■ **Task**
Search the listing below for the word "React" and copy each line that holds it.
******
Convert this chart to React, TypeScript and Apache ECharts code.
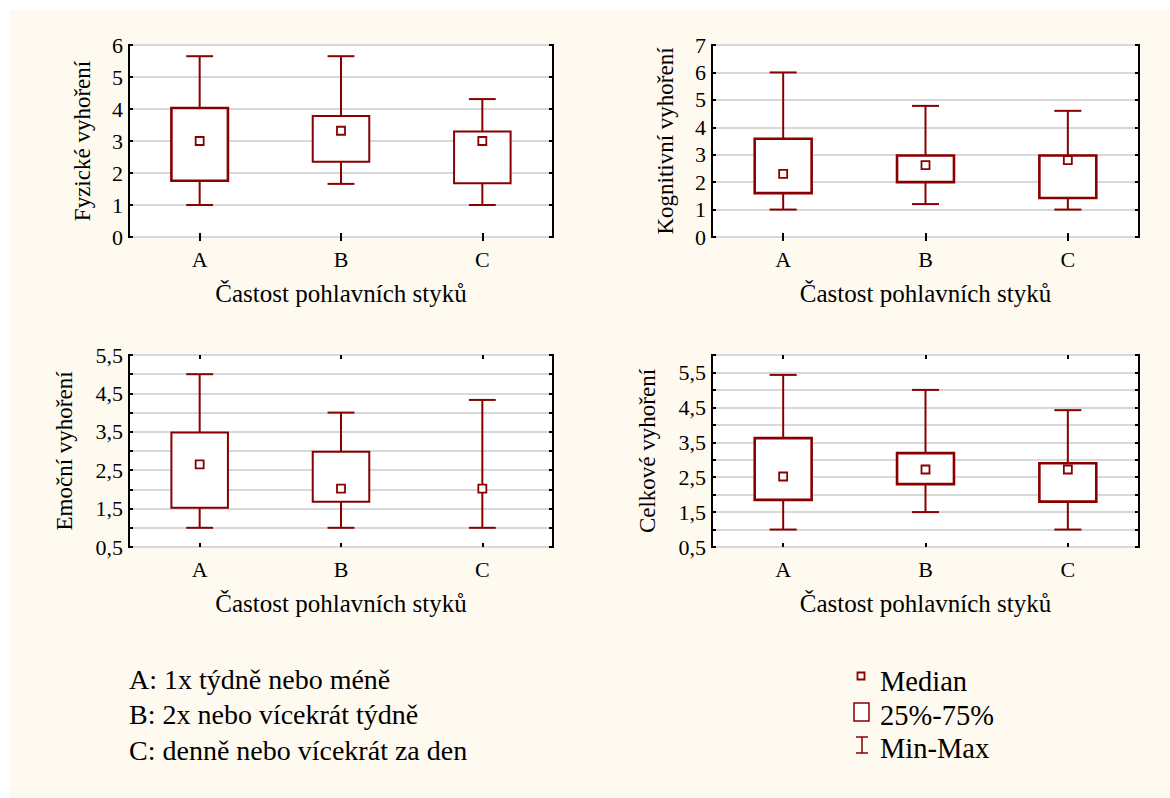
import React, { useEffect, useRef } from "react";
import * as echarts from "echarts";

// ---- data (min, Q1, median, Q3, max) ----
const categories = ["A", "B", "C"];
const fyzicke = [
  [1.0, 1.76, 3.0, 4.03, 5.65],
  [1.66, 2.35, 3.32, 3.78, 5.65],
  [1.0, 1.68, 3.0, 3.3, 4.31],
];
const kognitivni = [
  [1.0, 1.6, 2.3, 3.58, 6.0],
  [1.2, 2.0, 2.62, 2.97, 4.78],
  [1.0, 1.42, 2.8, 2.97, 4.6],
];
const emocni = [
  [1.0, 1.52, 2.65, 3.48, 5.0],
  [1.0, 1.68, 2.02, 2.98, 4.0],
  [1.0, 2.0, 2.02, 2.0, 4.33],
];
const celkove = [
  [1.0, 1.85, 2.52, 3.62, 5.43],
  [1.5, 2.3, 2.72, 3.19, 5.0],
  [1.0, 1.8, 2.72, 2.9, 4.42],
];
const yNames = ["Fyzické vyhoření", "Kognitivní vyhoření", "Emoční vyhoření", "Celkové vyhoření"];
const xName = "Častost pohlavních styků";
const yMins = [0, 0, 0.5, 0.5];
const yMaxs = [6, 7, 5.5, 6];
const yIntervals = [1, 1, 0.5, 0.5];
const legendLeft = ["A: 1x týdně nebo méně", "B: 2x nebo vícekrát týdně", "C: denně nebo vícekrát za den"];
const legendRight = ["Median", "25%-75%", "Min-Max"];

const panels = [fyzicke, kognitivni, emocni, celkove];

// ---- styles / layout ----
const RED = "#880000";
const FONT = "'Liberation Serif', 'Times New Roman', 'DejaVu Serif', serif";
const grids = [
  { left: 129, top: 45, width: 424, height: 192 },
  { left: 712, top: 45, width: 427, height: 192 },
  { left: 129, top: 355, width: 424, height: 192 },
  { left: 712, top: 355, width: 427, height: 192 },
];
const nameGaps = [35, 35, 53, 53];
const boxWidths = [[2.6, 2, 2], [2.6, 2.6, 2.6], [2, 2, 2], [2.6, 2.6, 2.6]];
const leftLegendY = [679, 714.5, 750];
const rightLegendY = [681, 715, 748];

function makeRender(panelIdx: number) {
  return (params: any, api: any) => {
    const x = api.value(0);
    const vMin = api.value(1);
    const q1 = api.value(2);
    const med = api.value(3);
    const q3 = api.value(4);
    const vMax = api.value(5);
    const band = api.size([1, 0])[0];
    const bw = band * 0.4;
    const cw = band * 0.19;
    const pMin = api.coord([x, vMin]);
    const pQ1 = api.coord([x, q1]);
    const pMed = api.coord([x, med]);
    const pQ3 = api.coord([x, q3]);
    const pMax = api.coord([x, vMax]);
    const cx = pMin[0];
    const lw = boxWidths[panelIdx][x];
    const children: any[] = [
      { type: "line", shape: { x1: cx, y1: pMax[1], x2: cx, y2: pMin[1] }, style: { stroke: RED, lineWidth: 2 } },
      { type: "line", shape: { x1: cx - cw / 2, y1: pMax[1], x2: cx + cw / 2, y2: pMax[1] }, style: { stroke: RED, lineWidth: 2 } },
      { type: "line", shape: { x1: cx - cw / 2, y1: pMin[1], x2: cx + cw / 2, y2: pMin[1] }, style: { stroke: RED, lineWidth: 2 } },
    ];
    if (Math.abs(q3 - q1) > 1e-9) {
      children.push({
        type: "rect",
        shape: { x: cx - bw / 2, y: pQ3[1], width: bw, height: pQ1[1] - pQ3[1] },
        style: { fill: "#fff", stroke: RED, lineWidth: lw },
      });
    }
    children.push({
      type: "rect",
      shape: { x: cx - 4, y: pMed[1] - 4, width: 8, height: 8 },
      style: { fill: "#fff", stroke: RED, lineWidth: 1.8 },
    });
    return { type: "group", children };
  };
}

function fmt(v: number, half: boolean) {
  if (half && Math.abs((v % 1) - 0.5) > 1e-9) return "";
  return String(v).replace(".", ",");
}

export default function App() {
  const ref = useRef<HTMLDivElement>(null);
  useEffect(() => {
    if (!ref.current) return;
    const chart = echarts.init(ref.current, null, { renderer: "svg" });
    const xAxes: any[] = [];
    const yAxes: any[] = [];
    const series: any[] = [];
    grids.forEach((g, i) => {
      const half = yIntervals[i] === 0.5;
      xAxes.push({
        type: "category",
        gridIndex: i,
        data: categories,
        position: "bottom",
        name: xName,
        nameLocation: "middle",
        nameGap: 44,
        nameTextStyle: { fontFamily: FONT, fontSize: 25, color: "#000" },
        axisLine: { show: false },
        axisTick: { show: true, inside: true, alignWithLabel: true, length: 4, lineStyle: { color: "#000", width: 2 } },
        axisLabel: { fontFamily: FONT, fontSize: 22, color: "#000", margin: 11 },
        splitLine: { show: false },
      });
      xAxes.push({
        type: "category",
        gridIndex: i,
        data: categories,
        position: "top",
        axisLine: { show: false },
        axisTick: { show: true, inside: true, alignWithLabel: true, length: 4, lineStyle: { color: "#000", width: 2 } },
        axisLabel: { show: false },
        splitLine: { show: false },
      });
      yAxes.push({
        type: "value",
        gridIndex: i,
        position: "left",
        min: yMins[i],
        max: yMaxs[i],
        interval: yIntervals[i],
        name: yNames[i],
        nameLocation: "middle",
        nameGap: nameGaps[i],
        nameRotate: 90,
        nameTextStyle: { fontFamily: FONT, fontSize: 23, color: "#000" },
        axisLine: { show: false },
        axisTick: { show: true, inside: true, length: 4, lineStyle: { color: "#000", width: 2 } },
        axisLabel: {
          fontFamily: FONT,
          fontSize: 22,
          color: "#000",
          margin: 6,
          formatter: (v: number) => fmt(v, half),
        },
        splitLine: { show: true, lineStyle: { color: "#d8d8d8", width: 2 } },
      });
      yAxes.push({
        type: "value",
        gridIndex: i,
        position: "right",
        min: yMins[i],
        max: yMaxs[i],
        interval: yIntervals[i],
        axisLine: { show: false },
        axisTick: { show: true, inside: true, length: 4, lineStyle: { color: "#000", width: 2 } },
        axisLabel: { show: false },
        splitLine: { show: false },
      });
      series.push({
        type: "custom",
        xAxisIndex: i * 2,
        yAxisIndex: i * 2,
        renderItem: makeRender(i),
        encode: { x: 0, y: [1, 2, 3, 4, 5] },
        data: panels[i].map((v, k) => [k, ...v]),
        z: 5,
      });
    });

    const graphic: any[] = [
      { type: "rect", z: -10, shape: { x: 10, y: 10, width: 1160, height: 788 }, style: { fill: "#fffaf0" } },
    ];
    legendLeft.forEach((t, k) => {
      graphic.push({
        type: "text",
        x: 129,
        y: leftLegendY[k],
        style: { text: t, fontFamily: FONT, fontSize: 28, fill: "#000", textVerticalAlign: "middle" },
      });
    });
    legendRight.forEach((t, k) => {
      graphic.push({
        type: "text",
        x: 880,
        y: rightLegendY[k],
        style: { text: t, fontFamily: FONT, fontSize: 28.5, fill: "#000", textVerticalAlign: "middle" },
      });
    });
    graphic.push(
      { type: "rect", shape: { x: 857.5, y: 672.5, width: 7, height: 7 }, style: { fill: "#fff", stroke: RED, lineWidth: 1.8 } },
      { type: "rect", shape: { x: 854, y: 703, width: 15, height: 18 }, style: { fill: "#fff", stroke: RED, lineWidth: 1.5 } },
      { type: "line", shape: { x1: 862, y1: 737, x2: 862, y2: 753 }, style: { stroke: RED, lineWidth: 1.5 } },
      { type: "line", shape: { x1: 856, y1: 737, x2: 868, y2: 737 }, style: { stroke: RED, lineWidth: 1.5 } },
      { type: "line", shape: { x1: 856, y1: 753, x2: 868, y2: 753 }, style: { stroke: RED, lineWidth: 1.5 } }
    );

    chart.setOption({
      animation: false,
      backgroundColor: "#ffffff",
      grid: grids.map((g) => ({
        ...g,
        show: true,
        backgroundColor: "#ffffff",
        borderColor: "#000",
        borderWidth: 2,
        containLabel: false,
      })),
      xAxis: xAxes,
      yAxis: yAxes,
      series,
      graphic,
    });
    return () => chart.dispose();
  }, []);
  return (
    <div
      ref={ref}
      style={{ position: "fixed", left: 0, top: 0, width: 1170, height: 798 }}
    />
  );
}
******
■ **Response to the task**
Convert this chart to React, TypeScript and Apache ECharts code.
import React, { useEffect, useRef } from "react";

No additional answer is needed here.